The Express Tribune
Published Date: Dec 8, 2015
ISLAMABAD: Speakers have stressed the need to build sustainable transportation and logistics corridors for better connectivity and integration among South Asian countries.
They were speaking at a session a session at the 8th South Asia Economic Summit titled “Regional Cooperation for Sustainable Development in South Asia”, organised by the Sustainable Development Policy Institute here on Monday.
Fellow, Research and Information Systems for Developing Countries, India, Dr Prabir De said that Pakistan’s strategic location was significant and urged the need for an innovative approach to save resources in South Asia and enhanced regional trade between SAARC countries while keeping in view environmental issues.
He also urged for the need of a regional green fund, capacity-building and training and promotion of the South Asia railway network.
Interstate Multi Modal Transport, Nepal, Managing-Director RB Rauniyar said that the connectivity within the region needed improvement. “The connectivity is so poor that there is no direct flight from Nepal to Islamabad and one has to go all the way to UAE first and take a connecting flight from there. If two capitals are not connected, one can only imagine the implications,” he said.
He also stressed the need to fully operationalise the South Asia Free Trade Agreement (SAFTA) and further deepening regional economic integration while simplifying and harmonising transport, trade and customs to facilitate transportation of goods and services.

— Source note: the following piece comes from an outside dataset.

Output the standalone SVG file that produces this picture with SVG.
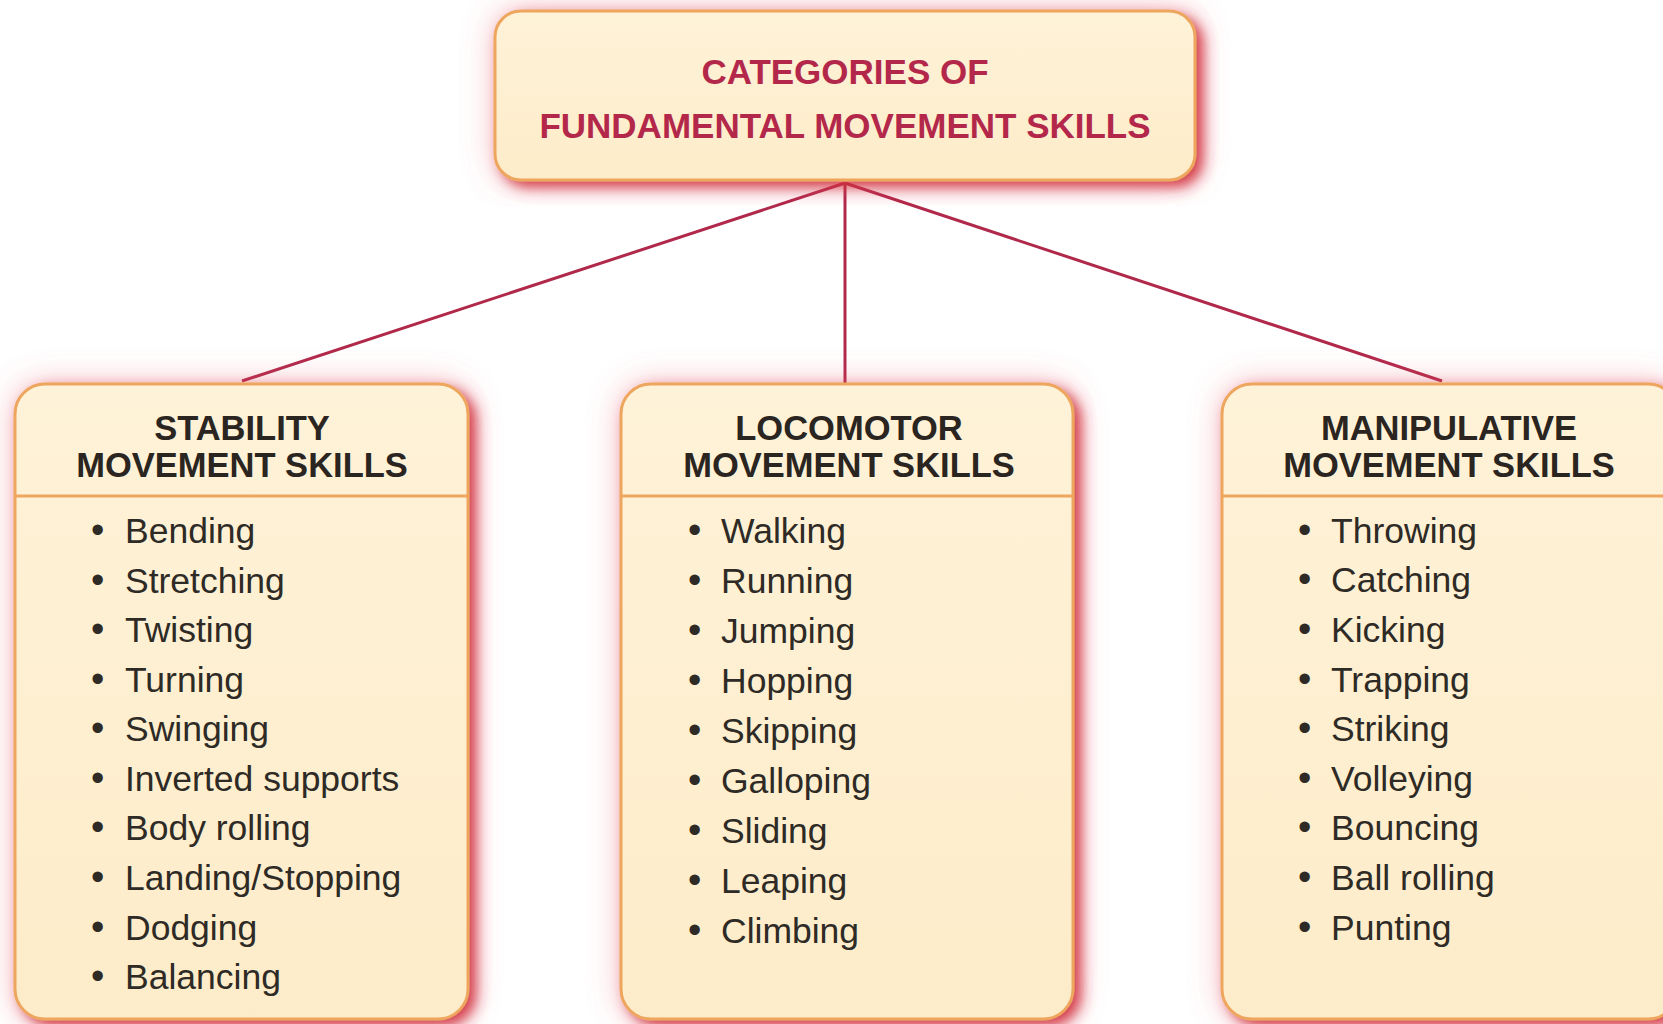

He also said that there was a need to establish an efficient, integrated and harmonized transit transport system in South Asia.
Bahria University Prof Dr Nadia Tahir said that there was a need to sort out trade issues first prior to tackling with political issues. “In our region, we concentrate on political problems before sorting out trade issues, which impacts the trade negatively,” she said.
While talking about sustainability, she stressed the need to understand inter-generational harmony and equity.
Federation of Chamber of Commerce and Industry, Sri Lanka president said that it was encouraging to know that all developing countries were on the rise.
He said that when “we talk about sustainable transport issues, we cannot ignore the means of transportation such as buss because they constitute 57 per cent of transport means.
He further urged the need to give incentives to build sustainable transportation links in the South Asian to improve regional trade.